Serait-ce là la lecture qui s’indiquerait de l’orgie de la fin des temps qu’évoque Christian Salmon à propos de la « grande fête du sexe » à laquelle tout Kiev fut convié au mois d’octobre dernier [7] ? Les organisateurs entendaient « déployer l’arme du sexe contre l’arme nucléaire » dont Vladimir Poutine venait en effet de renouveler la menace. Serait-ce là jouissance perverse et perversité de la jouissance ou bien affirmation déclarée, ironie sans doute poussée à la limite, du plaisir de vivre opposé aux puissances de mort ? Le scénario-catastrophe du bombardement nucléaire se retournait en parodie salace. Il devenait musique d’ambiance propice à s’entremêler, et pied de nez festif fait au destin triste. L’exutoire et le fantasme qui se donnaient libre cours n’étaient pas, en l’espèce, appels faits à la mort volontaire que l’un et l’autre prenaient un malin plus-de-jouir à narguer. C’était dire que non au sacrifice. À la différence de Joseph de Maistre qui, lui, demeura subjugué par la fascination que le sang exerçait sur lui. On verra là l’effet de l’objet qui se lovait dans la guerre et lui donnait l’aura du mystère divin.
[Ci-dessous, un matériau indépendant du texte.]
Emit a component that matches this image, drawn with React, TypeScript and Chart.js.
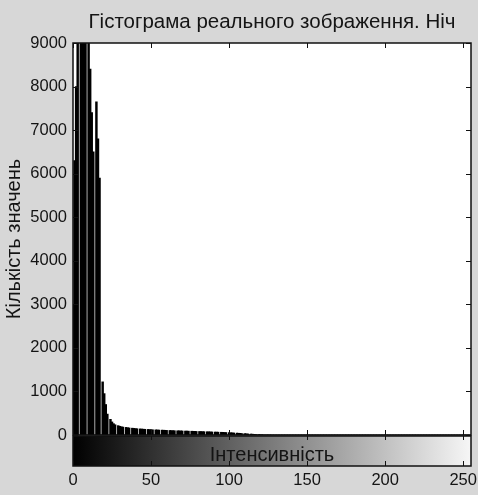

À la question qui se pose, avec l’acuité que l’on mesure de l’angoisse propre au temps de la guerre, de savoir comment faire monde de l’impossible du monde le gnomon lacanien indique en guise de réponse l’im-monde, et la place cardinale qu’il convient de lui ménager [8]. « Démontrer l’impossibilité de vivre, afin de rendre la vie un tant soit peu possible », c’est en ces termes que Lacan définit le métier du psychanalyste [9]. C’est son éthique, et sa politique. Il ne s’agira pas là seulement du psychanalyste témoin et interprète de son temps. Il s’agira du même allant du psychanalyste activiste que Jacques-Alain Miller a voulu, le premier, instituer comme le promoteur de l’action lacanienne dans la civilisation, celle-là n’étant rien de moins que la réfraction du désir de l’analyste pour la vie.


Références

[1] « L’État radicalisé – La France à l’ère de la mondialisation armée », Paris, La Fabrique éditions, 2022, p. 10.

[2] Voir Critique, no 783-784, août-septembre 2012, et AOC, « La guerre nucléaire qui vient », du 26/2/2019 rediffusé le 28/2/2022.

[3] Cf. « Le Mal qui vient », Paris, Les Éditions du Cerf, 2018.

[4] Ibid., p. 15.

[5] Ibid., p. 27-28.

[6] Ibid., p. 20.

[7] Slate.fr, 9 novembre 2022. En ligne.

[8] On se reportera sur ce point à l’argument de Daniel Roy.

[9] Lacan, J., “François Cheng et Jacques Lacan”, L’Âne, Le Magazine freudien, no 25, février 1986, p. 55.